Confini e integrazione, principi da tutelare

Uscite come quella di Trump legittimano l’idea che i confini possano essere messi in questione. Ma i principi intoccabili devono essere l’integrazione fra tutte le genti che vivono all’interno di ogni Paese e fra i diversi Paesi

Gianpiero Dalla Zuanna
Donald Trump, presidente eletto degli Stati Uniti
Donald Trump, presidente eletto degli Stati Uniti

L’uscita di Trump sulla possibile annessione da parte degli Usa della Groenlandia, del Canada, del Canale di Panama, e di altro ancora, può sembrare una smargiassata, oppure una tecnica mediatica per alzare la posta nella trattativa per il controllo di rotte commerciali, risorse minerarie (di cui la Groenlandia e ricca) e quant’altro.

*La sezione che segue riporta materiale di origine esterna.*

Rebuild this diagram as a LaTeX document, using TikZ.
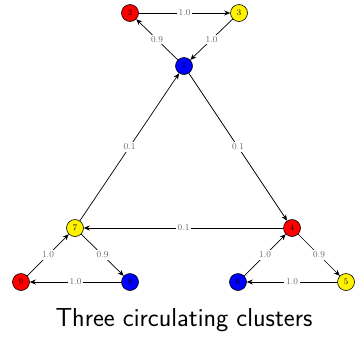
\documentclass[tikz,border=0pt]{standalone}
\usetikzlibrary{arrows.meta}
\begin{document}
\begin{tikzpicture}[x=1pt,y=-1pt,
  vtx/.style={circle,draw=black,line width=0.6pt,minimum size=17pt,inner sep=0pt,font=\fontsize{8.5}{9}\selectfont},
  rednode/.style={vtx,fill=red},
  yelnode/.style={vtx,fill=yellow},
  bluenode/.style={vtx,fill=blue},
  edge/.style={-{Stealth[length=6pt,width=5pt]},line width=0.7pt,black},
  wlab/.style={fill=white,inner sep=1.8pt,text=black!60,font=\fontsize{9}{10}\selectfont}]
\useasboundingbox (0,0) rectangle (361,338);
\node[bluenode] (n1) at (184,66) {1};
\node[rednode] (n2) at (130,13) {2};
\node[yelnode] (n3) at (239,13) {3};
\node[rednode] (n4) at (292,228) {4};
\node[yelnode] (n5) at (346,282) {5};
\node[bluenode] (n6) at (238,282) {6};
\node[yelnode] (n7) at (75,228) {7};
\node[bluenode] (n8) at (130,282) {8};
\node[rednode] (n9) at (21,282) {9};
\draw[edge] (n2) -- node[wlab]{1.0} (n3);
\draw[edge] (n3) -- node[wlab]{1.0} (n1);
\draw[edge] (n1) -- node[wlab]{0.9} (n2);
\draw[edge] (n7) -- node[wlab]{0.1} (n1);
\draw[edge] (n1) -- node[wlab]{0.1} (n4);
\draw[edge] (n4) -- node[wlab]{0.1} (n7);
\draw[edge] (n7) -- node[wlab]{0.9} (n8);
\draw[edge] (n8) -- node[wlab]{1.0} (n9);
\draw[edge] (n9) -- node[wlab]{1.0} (n7);
\draw[edge] (n4) -- node[wlab]{0.9} (n5);
\draw[edge] (n5) -- node[wlab]{1.0} (n6);
\draw[edge] (n6) -- node[wlab]{1.0} (n4);
\node[font=\fontsize{26}{30}\sffamily] (title) at (184,320) {Three circulating clusters};
\end{tikzpicture}
\end{document}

È però qualcosa più grave di quel che potrebbe sembrare. Queste uscite – quando a farle è l’uomo più potente della terra – legittimano l’idea che i confini possano essere messi in questione, come è accaduto per le guerre balcaniche degli anni ’90, le guerre nel Caucaso di Putin, l’aggressione russa contro l’Ucraina. E perché l’Italia non dovrebbe riprendersi l’Istria e la Dalmazia?

I confini non debbono essere toccati, o vanno discussi solo attraverso trattative diplomatiche.

Condivido il bellissimo intervento di Martin Kimani, ambasciatore del Kenya all’Onu il 22 febbraio 2022, in occasione della seduta sull’aggressione russa in Ucraina: «Il Kenia, come quasi ogni altra nazione africana è nato dalla fine degli imperi. I nostri confini non sono stati tracciati da noi, ma a Londra, Parigi, Lisbona, senza alcun riguardo per gli insediamenti delle antiche nazioni, i cui territori sono stati divisi e sventrati. Oggi, al di laà dei confini di ogni singolo stato d’Africa vivono persone con le quali condividiamo profondi legami storici, culturali, linguistici. Se al momento dell’indipendenza avessimo scelto di creare degli Stati basati sulla omogeneità etnica e razziale, avremmo innescato decenni di guerre sanguinose. Invece, abbiamo deciso di tenerci i confini che ci erano stati assegnati senza consultarci e di non interpretarli come barriere, ma come una sfida per perseguire una integrazione politica, economica e sociale a livelli più ampi e più alti. Al posto di formare nazioni con lo sguardo rivolto al passato, sulla base di una pericolosa nostalgia, abbiamo deciso di guardare al futuro, alla ricerca di una grandezza che nessuno dei nostri popoli ha mai ancora conosciuto e nessuna delle nazioni originarie sarebbe stata in grado di sognare. Abbiamo scelto di seguire le regole dell’Organizzazione per l’Unità Africana e lo Statuto delle Nazioni Unite, non perché i nostri confini ci soddisfano, ma perché vogliamo qualcosa di più grande, forgiato nella pace. Crediamo che tutti gli stati nati dagli imperi che sono crollati o si sono ritirati, hanno al loro interno una molteplicità di popoli desiderosi di integrazione con i popoli circostanti. Questo è normale e comprensibile; in fin dei conti chi non vuole unirsi con i propri affini con i quali condividere e realizzare progetti e visioni comuni? Ma al tempo stesso il Kenya ha rifiutato questa scorciatoia alla convivenza, specialmente là dove comporterebbe il ricorso alla violenza e alla guerra. Dobbiamo agire nel senso di una più ampia inclusività, in modo tale da non incorrere in nuove forme di dominazione e di oppressione».

Integrazione fra tutte le genti che vivono all’interno di ogni Paese, e fra i diversi Paesi. Questi due principi debbono essere intoccabili, altrimenti è inevitabile ritornare alle logiche di dominio che hanno insanguinato l’Europa e il mondo intero fino alla Seconda Guerra Mondiale.